Two hours and ten minutes after the discovery of Pope Julius XIV’s body, the Church confirmed his death via an announcement through the office of the Vatican Secretary of State,
Cardinal Lourdusamy. Within seconds, the recorded announcement was tightcast to every radio and holovision on the teeming world of Pacem. With its population of one and a half billion souls, all born-again Christians carrying the cruciform, most employed by the Vatican or the huge civilian, military, or mercantile bureaucracy of the Pax state, the planet Pacem paused to listen with some interest. Even before the formal announcement, a dozen of the new archangel-class starships had left their orbital bases and translated across the small human sphere of the galaxy arm, their near-instantaneous drives instantly killing their crews but carrying their message of the Pope’s death secure in computers and coded transponders for the sixty-some most important archdiocese worlds and star systems. These archangel courier ships would carry a few of the voting cardinals back to Pacem in time for the election, but most of the electors would choose to remain on their homeworlds—foregoing death even with its sure promise of resurrection—sending instead their encrypted, interactive holo wafers with their eligo for the next Supreme Pontiff.

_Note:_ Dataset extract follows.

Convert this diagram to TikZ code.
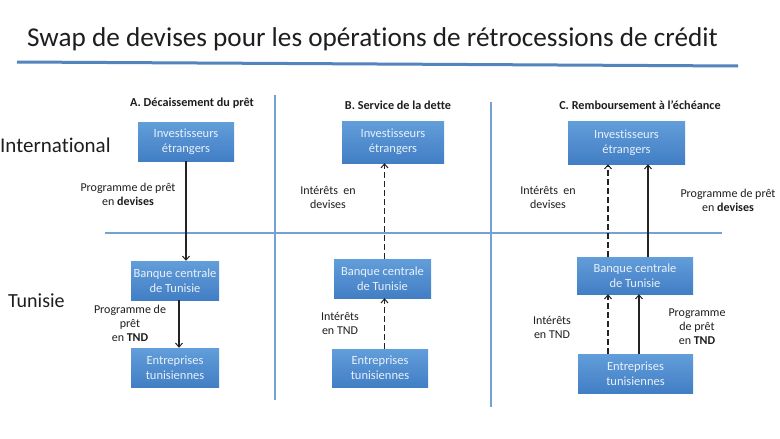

Another eighty-five Hawking-class Pax ships, mostly high-acceleration torchships, made ready to spin up to relativistic velocities and then into jump configurations, their voyage time to be measured in days to months, their relative time-debt ranging from weeks to years. These ships would wait in Pacem space the fifteen to twenty standard days until the election of the new Pope and then bring the word to the 130-some less critical Pax systems where archbishops tended to billions more of the faithful. Those archdiocese worlds, in turn, would be charged with sending the word of the Pope’s death, resurrection, and reelection on to lesser systems, distant worlds, and to the myriad colonies in the Outback. A final fleet of more than two hundred unmanned courier drones was taken out of storage at the huge Pax asteroid base in Pacem System, their message chips waiting only for the official announcement of Pope Julius’s rebirth and reelection before being accelerated into Hawking space to carry the news to elements of the Pax Fleet engaged in patrol or combat with the Ousters along the so-called Great Wall defensive sphere far beyond the boundaries of Pax space.